PROVIDED DATA —
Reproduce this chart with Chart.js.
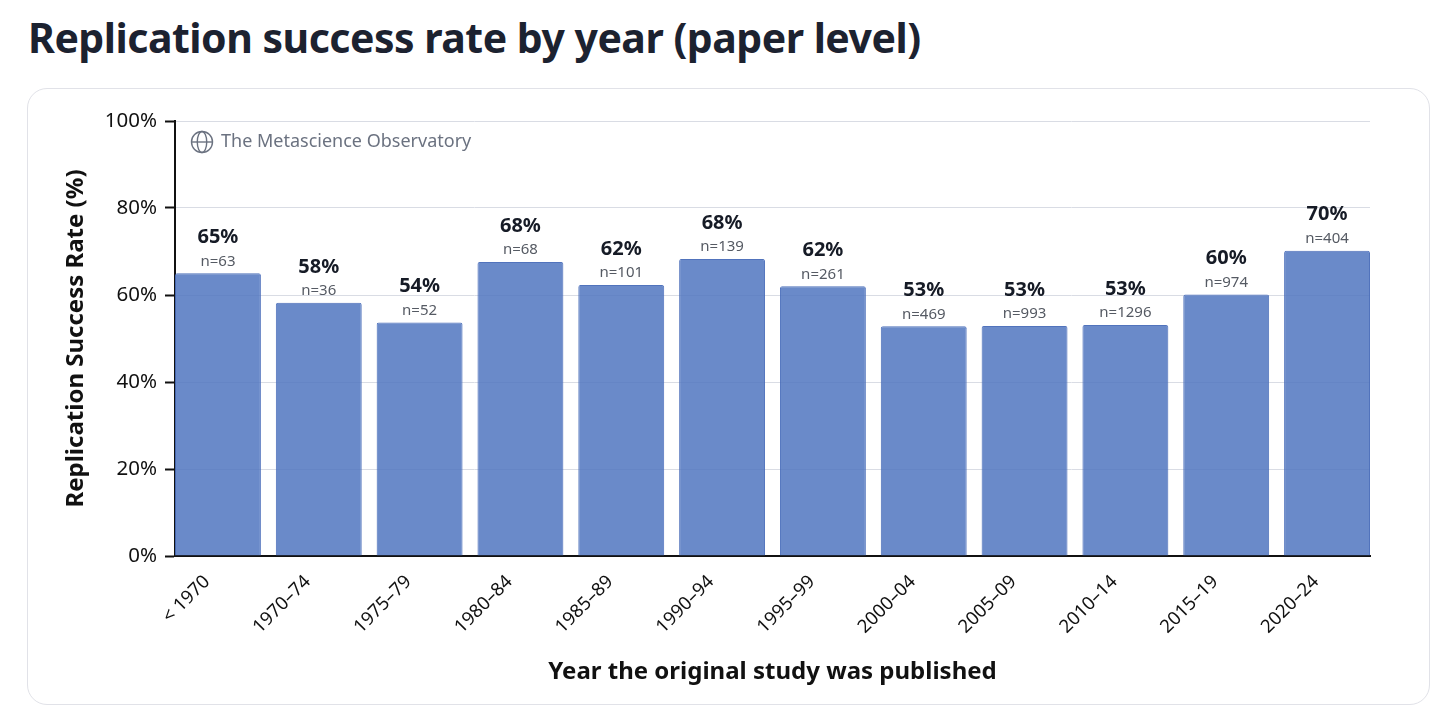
<!DOCTYPE html>
<html>
<head>
<meta charset="utf-8">
<script src="https://cdn.jsdelivr.net/npm/chart.js@4.4.1/dist/chart.umd.min.js"></script>
<style>
  html, body { margin: 0; padding: 0; background: #fff; }
  body { width: 1456px; height: 726px; position: relative; overflow: hidden; font-family: "Noto Sans", sans-serif; }
  h1 { position: absolute; left: 28px; top: 9px; margin: 0; font-size: 41px; font-weight: 700; color: #1c2230; letter-spacing: -0.5px; }
  .card { position: absolute; left: 27px; top: 88px; width: 1401px; height: 615px; border: 1.5px solid #e1e2e8; border-radius: 20px; }
  canvas { position: absolute; left: 0; top: 0; }
</style>
</head>
<body>
<h1>Replication success rate by year (paper level)</h1>
<div class="card"><canvas id="yearChart" width="1401" height="615"></canvas></div>
<script>
// Datos
const periods = ['< 1970', '1970–74', '1975–79', '1980–84', '1985–89', '1990–94', '1995–99', '2000–04', '2005–09', '2010–14', '2015–19', '2020–24'];
const successRate = [65.0, 58.2, 53.7, 67.6, 62.3, 68.3, 62.0, 52.8, 52.9, 53.1, 60.1, 70.2];
const sampleSize = [63, 36, 52, 68, 101, 139, 261, 469, 993, 1296, 974, 404];
const yTicks = [0, 20, 40, 60, 80, 100];

const fontFamily = '"Noto Sans", sans-serif';

// Etiquetas encima de cada barra (porcentaje + n)
const barLabels = {
    id: 'barLabels',
    afterDatasetsDraw(chart) {
        const ctx = chart.ctx;
        const meta = chart.getDatasetMeta(0);
        ctx.save();
        ctx.textAlign = 'center';
        ctx.textBaseline = 'middle';
        meta.data.forEach(function(bar, i) {
            ctx.fillStyle = '#161b26';
            ctx.font = 'bold 20px ' + fontFamily;
            ctx.fillText(Math.round(successRate[i]) + '%', bar.x, bar.y - 36);
            ctx.fillStyle = '#555a63';
            ctx.font = '15px ' + fontFamily;
            ctx.fillText('n=' + sampleSize[i], bar.x, bar.y - 12);
        });
        ctx.restore();
    }
};

// Marca de agua con icono de globo
const watermark = {
    id: 'watermark',
    afterDraw(chart) {
        const ctx = chart.ctx;
        const area = chart.chartArea;
        const cx = area.left + 27, cy = area.top + 21, r = 10.5;
        ctx.save();
        ctx.strokeStyle = '#6b7280';
        ctx.lineWidth = 1.4;
        ctx.beginPath();
        ctx.arc(cx, cy, r, 0, Math.PI * 2);
        ctx.stroke();
        ctx.beginPath();
        ctx.ellipse(cx, cy, r * 0.45, r, 0, 0, Math.PI * 2);
        ctx.stroke();
        ctx.beginPath();
        ctx.moveTo(cx - r, cy);
        ctx.lineTo(cx + r, cy);
        ctx.stroke();
        ctx.fillStyle = '#6b7280';
        ctx.font = '18px ' + fontFamily;
        ctx.textAlign = 'left';
        ctx.textBaseline = 'middle';
        ctx.fillText('The Metascience Observatory', cx + 19, cy);
        ctx.restore();
    }
};

document.addEventListener('DOMContentLoaded', function() {
    const ctx = document.getElementById('yearChart').getContext('2d');
    const half = 0.426;

    new Chart(ctx, {
        type: 'bar',
        data: {
            datasets: [{
                data: successRate.map(function(v, i) { return { x: i, y: v }; }),
                backgroundColor: 'rgba(80, 118, 192, 0.85)',
                borderColor: 'rgba(72, 108, 184, 0.95)',
                borderWidth: 1,
                borderRadius: 2,
                borderSkipped: 'bottom',
                categoryPercentage: 1,
                barPercentage: 0.852
            }]
        },
        options: {
            responsive: false,
            animation: false,
            layout: { padding: { left: 0, top: 32, right: 59, bottom: 0 } },
            plugins: { legend: { display: false }, tooltip: { enabled: false } },
            scales: {
                x: {
                    type: 'linear',
                    offset: false,
                    min: -half,
                    max: periods.length - 1 + half,
                    afterFit: function(scale) { scale.height = 148; },
                    grid: { display: false, offset: false },
                    border: { display: true, color: '#111', width: 2 },
                    ticks: {
                        stepSize: 1,
                        includeBounds: false,
                        autoSkip: false,
                        minRotation: 45,
                        maxRotation: 45,
                        padding: 7,
                        labelOffset: -11,
                        color: '#111',
                        font: { family: fontFamily, size: 18.5 },
                        callback: function(v) { return Number.isInteger(v) ? periods[v] : ''; }
                    },
                    title: {
                        display: true,
                        text: 'Year the original study was published',
                        color: '#111',
                        font: { family: fontFamily, size: 24, weight: 'bold' },
                        padding: { top: 0, bottom: 17 }
                    }
                },
                y: {
                    min: 0,
                    max: 100,
                    afterFit: function(scale) { scale.width = 147; },
                    afterBuildTicks: function(scale) { scale.ticks = yTicks.map(function(v) { return { value: v }; }); },
                    grid: { color: '#d9dce4', lineWidth: 1, tickColor: '#111', tickLength: 10, tickWidth: 2 },
                    border: { display: true, color: '#111', width: 2 },
                    ticks: {
                        padding: 8,
                        color: '#111',
                        font: { family: fontFamily, size: 20.5 },
                        callback: function(v) { return v + '%'; }
                    },
                    title: {
                        display: true,
                        text: 'Replication Success Rate (%)',
                        color: '#111',
                        font: { family: fontFamily, size: 24, weight: 'bold' },
                        padding: { top: 34, bottom: 0 }
                    }
                }
            }
        },
        plugins: [barLabels, watermark]
    });
});
</script>
</body>
</html>
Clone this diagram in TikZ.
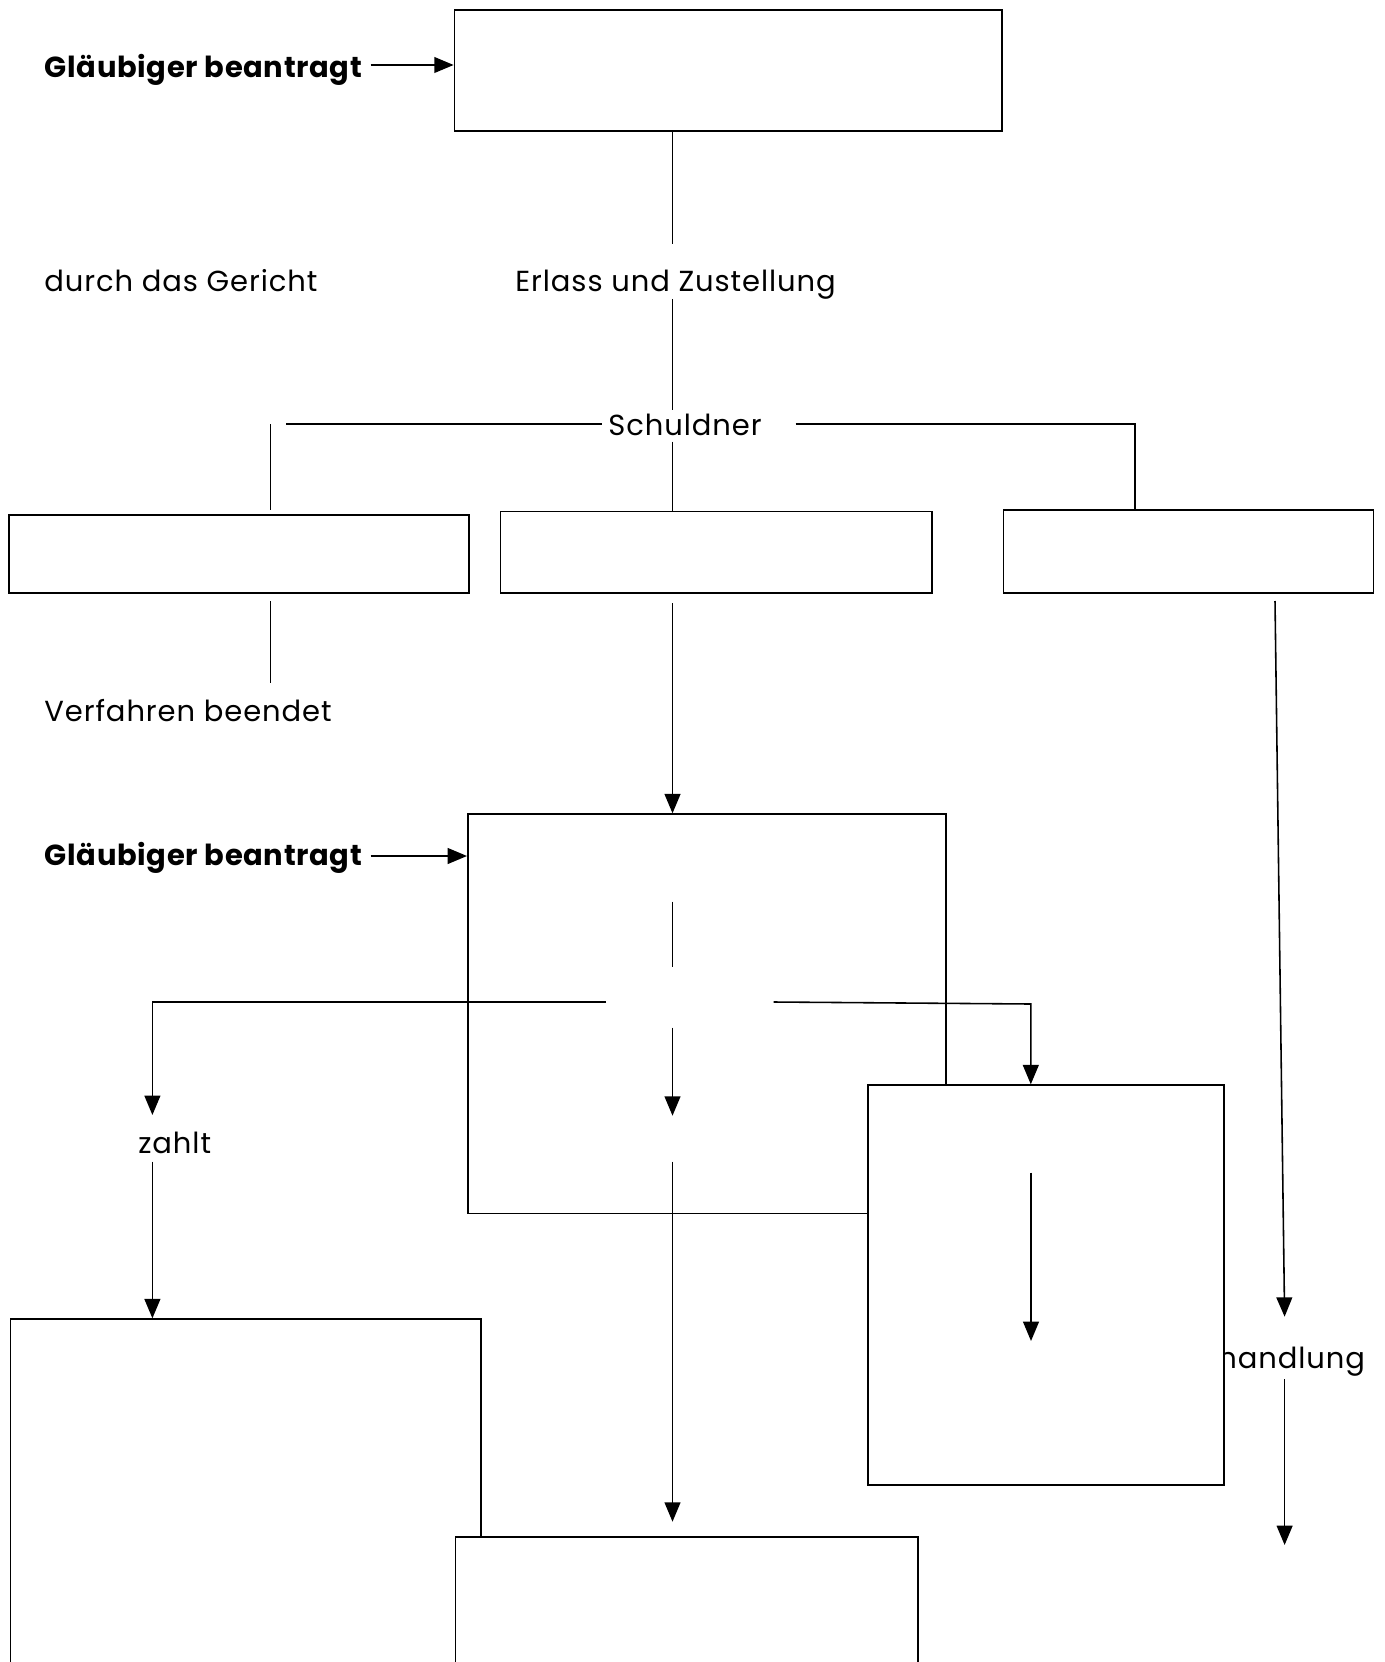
\documentclass[tikz,border=0pt]{standalone}
\usepackage{fontspec}
\setmainfont[LetterSpace=3.2, BoldFeatures={LetterSpace=2.2}]{Poppins}
\usetikzlibrary{arrows.meta}

\begin{document}
\begin{tikzpicture}[x=0.02cm, y=-0.02cm,
    box/.style={draw, fill=white, line width=1pt, anchor=north west, inner sep=0pt},
    lbl/.style={anchor=base west, inner sep=0pt, font=\fontsize{16.5}{19}\selectfont},
    link/.style={line width=0.9pt},
    arr/.style={link, -{Triangle[length=11pt, width=9pt]}}]

    \clip (0,0) rectangle (1384,1662);

    % Antrag at the top
    \node[box, minimum width=10.95cm, minimum height=2.41cm] (antrag) at (453.6,9.3) {};
    \node[lbl, font=\fontsize{16.5}{19}\selectfont\bfseries] (glb1) at (44.5,77.3) {Gläubiger beantragt};
    \coordinate (a1) at (370.7,65);
    \draw[arr] (a1) -- (a1 -| antrag.west);

    \node[lbl] (gericht) at (44,291.7) {durch das Gericht};
    \node[lbl] (erlass) at (515,291.7) {Erlass und Zustellung};
    \node[lbl] (schuldner) at (608,435) {Schuldner};

    \coordinate (t1) at (672.5,244);
    \coordinate (t2) at (672.5,299);
    \coordinate (t3) at (672.5,410);
    \coordinate (t4) at (672.5,441.7);
    \draw[link] (t1 |- antrag.south) -- (t1);
    \draw[link] (t2) -- (t3);

    % three reactions of the Schuldner
    \node[box, minimum width=9.2cm, minimum height=1.566cm] (optA) at (8,514) {};
    \node[box, minimum width=8.634cm, minimum height=1.626cm] (optB) at (499.6,510.7) {};
    \node[box, minimum width=7.402cm, minimum height=1.66cm] (optC) at (1002.6,509) {};

    \draw[link] (t4) -- (t4 |- optB.north);
    \coordinate (hl1) at (286,424);
    \coordinate (hl2) at (602,424);
    \coordinate (vl1) at (270.5,424);
    \coordinate (vl2) at (270.5,510);
    \draw[link] (hl1) -- (hl2);
    \draw[link] (vl1) -- (vl2);
    \coordinate (hr1) at (795.6,424);
    \coordinate (hr2) at (1134.8,424);
    \draw[link] (hr1) -- (hr2) -- (hr2 |- optC.north);

    % below the row
    \coordinate (la1) at (270.5,601);
    \coordinate (la2) at (270.5,682.7);
    \draw[link] (la1) -- (la2);
    \node[lbl] (beendet) at (44,721.7) {Verfahren beendet};

    \node[box, minimum width=9.568cm, minimum height=7.988cm] (vollst) at (467,813.3) {};
    \coordinate (ma1) at (672.5,603);
    \draw[arr] (ma1) -- (ma1 |- vollst.north);
    \coordinate (ra1) at (1275,601);
    \coordinate (ra2) at (1284.6,1316.7);
    \draw[arr] (ra1) -- (ra2);

    \node[lbl, font=\fontsize{16.5}{19}\selectfont\bfseries] (glb2) at (44.5,865) {Gläubiger beantragt};
    \coordinate (a2) at (370.7,856);
    \draw[arr] (a2) -- (a2 -| vollst.west);

    % branches inside the second box
    \coordinate (v1) at (672.5,901.7);
    \coordinate (v2) at (672.5,966.7);
    \draw[link] (v1) -- (v2);
    \coordinate (hl3) at (606,1002);
    \coordinate (hl4) at (152.4,1002);
    \coordinate (hl5) at (152.4,1115);
    \draw[arr] (hl3) -- (hl4) -- (hl5);
    \coordinate (v3) at (672.5,1027.7);
    \coordinate (v4) at (672.5,1115.7);
    \draw[arr] (v3) -- (v4);

    \node[lbl] (zahlt) at (138,1153) {zahlt};
    \node[lbl] (handlung) at (1218,1368.3) {handlung};

    \node[box, minimum width=7.12cm, minimum height=7.994cm] (einsp) at (867,1084.3) {};
    \coordinate (hr3) at (773.6,1002);
    \coordinate (hr4) at (1030.8,1004);
    \draw[arr] (hr3) -- (hr4) -- (hr4 |- einsp.north);
    \coordinate (e1) at (1031,1172.7);
    \coordinate (e2) at (1031,1341);
    \draw[arr] (e1) -- (e2);

    \coordinate (ra3) at (1284.6,1379.3);
    \coordinate (ra4) at (1284.6,1545);
    \draw[arr] (ra3) -- (ra4);

    % bottom boxes
    \node[box, minimum width=9.406cm, minimum height=8cm] (pay) at (9.7,1318.3) {};
    \coordinate (za1) at (152.4,1161.7);
    \draw[arr] (za1) -- (za1 |- pay.north);
    \coordinate (v5) at (672.5,1161.7);
    \coordinate (v6) at (672.5,1521.7);
    \draw[arr] (v5) -- (v6);
    \node[box, minimum width=9.248cm, minimum height=4cm] (exec) at (454.6,1536) {};

\end{tikzpicture}
\end{document}
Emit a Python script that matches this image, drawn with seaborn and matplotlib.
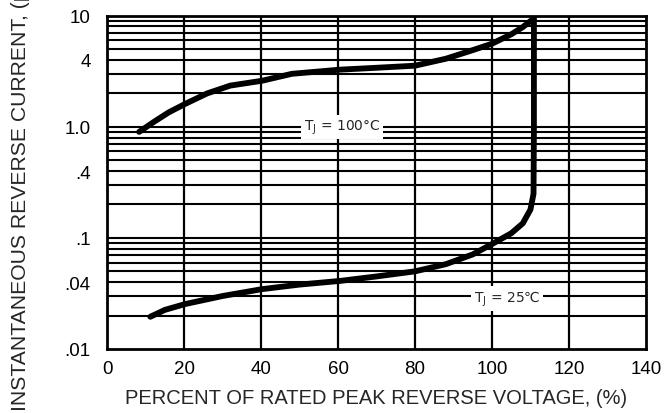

YOUR OBJECTIVE — Your task is to quote, unchanged, only the lines from the line bearing "Clone this diagram in TikZ." through the line bearing "minimum width=7.402cm, minimum"; the pictures are not part of the copy.

RESULT OF THIS EXERCISE —
Clone this diagram in TikZ.
\documentclass[tikz,border=0pt]{standalone}
\usepackage{fontspec}
\setmainfont[LetterSpace=3.2, BoldFeatures={LetterSpace=2.2}]{Poppins}
\usetikzlibrary{arrows.meta}

\begin{document}
\begin{tikzpicture}[x=0.02cm, y=-0.02cm,
    box/.style={draw, fill=white, line width=1pt, anchor=north west, inner sep=0pt},
    lbl/.style={anchor=base west, inner sep=0pt, font=\fontsize{16.5}{19}\selectfont},
    link/.style={line width=0.9pt},
    arr/.style={link, -{Triangle[length=11pt, width=9pt]}}]

    \clip (0,0) rectangle (1384,1662);

    % Antrag at the top
    \node[box, minimum width=10.95cm, minimum height=2.41cm] (antrag) at (453.6,9.3) {};
    \node[lbl, font=\fontsize{16.5}{19}\selectfont\bfseries] (glb1) at (44.5,77.3) {Gläubiger beantragt};
    \coordinate (a1) at (370.7,65);
    \draw[arr] (a1) -- (a1 -| antrag.west);

    \node[lbl] (gericht) at (44,291.7) {durch das Gericht};
    \node[lbl] (erlass) at (515,291.7) {Erlass und Zustellung};
    \node[lbl] (schuldner) at (608,435) {Schuldner};

    \coordinate (t1) at (672.5,244);
    \coordinate (t2) at (672.5,299);
    \coordinate (t3) at (672.5,410);
    \coordinate (t4) at (672.5,441.7);
    \draw[link] (t1 |- antrag.south) -- (t1);
    \draw[link] (t2) -- (t3);

    % three reactions of the Schuldner
    \node[box, minimum width=9.2cm, minimum height=1.566cm] (optA) at (8,514) {};
    \node[box, minimum width=8.634cm, minimum height=1.626cm] (optB) at (499.6,510.7) {};
    \node[box, minimum width=7.402cm, minimum height=1.66cm] (optC) at (1002.6,509) {};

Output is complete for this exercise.